Letters - 04 October 2024

'Development'

Elizabeth Coleman’s article (20 September) showed the subject of child labour in the Democratic Republic of the Congo to be very different from how we often imagine. I’d like to draw Friends’ attention to some other issues her article touched on. 

‘The soil has become so poor, because of mining, that agriculture is no longer an option.’ So the global north’s demands for minerals to maintain our way of life has destroyed the option of a sustainable way of life. The loss of connection to and respect for the land is reflected in children’s aspirations: to be miners (no other jobs available locally); to go to the city or to university; to become politicians or ‘a rich gold dealer’. And they want education (where they’ll acquire our unsustainable aspirations and culture).

While the lives of children, mostly boys, working in the mines is not as bad as we might imagine, the plight of girls, ‘most of whom make money by being paid for sex’, is worse. In other words, women and girls have become dependent and subservient.

This process of removing people from sustainable ways of life, making them dependent on waged work, and the further dependency of the unwaged, creating inequality, is the road to development.

Wendy Pattinson


International Day for Peace

21 September is the UN International Day for Peace and for the past few years Henley-on-Thames Quakers have been distributing white poppies to people in the town square. This year we gave out 200 white poppies during one very wet hour on that day. The poppies were welcomed but no one had heard of the International Day for Peace.  

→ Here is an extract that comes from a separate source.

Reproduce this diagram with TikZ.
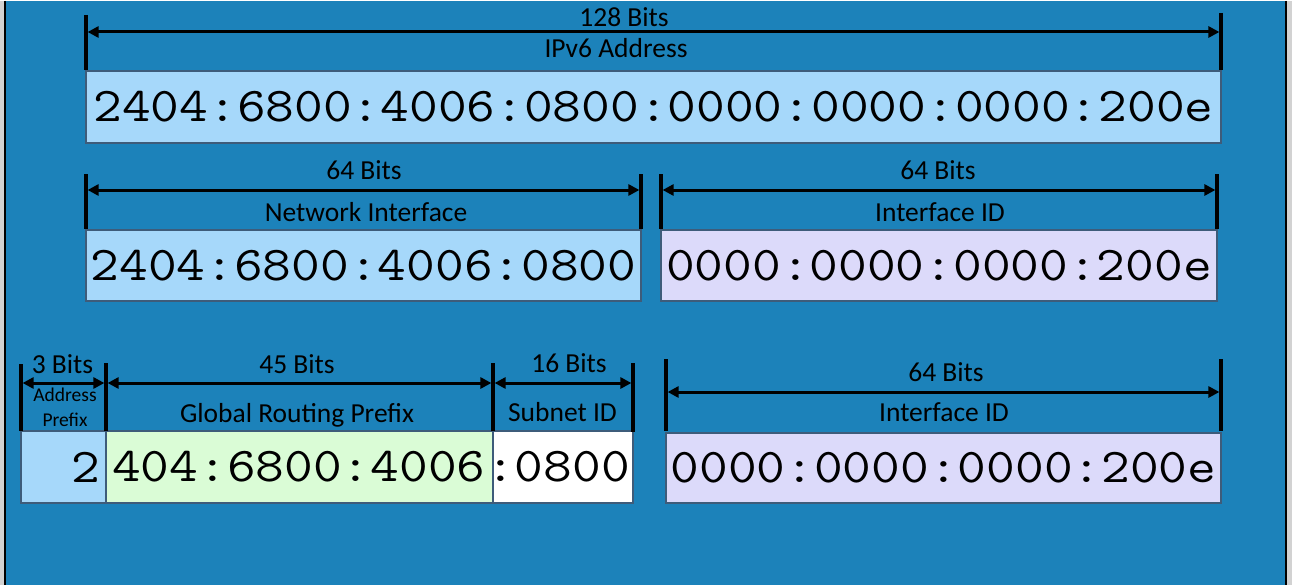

I have never heard or read any mention of this day on the press or radio. White poppies seem particularly appropriate for a day of peace, perhaps even more appropriate than on Remembrance Day when the focus is on those who have lost their lives in war. We used to distribute white poppies in the weeks before 11 November but were frequently met by expressions of concern that we were somehow in conflict with the red poppies.

We would be interested to know what other Friends think of this idea.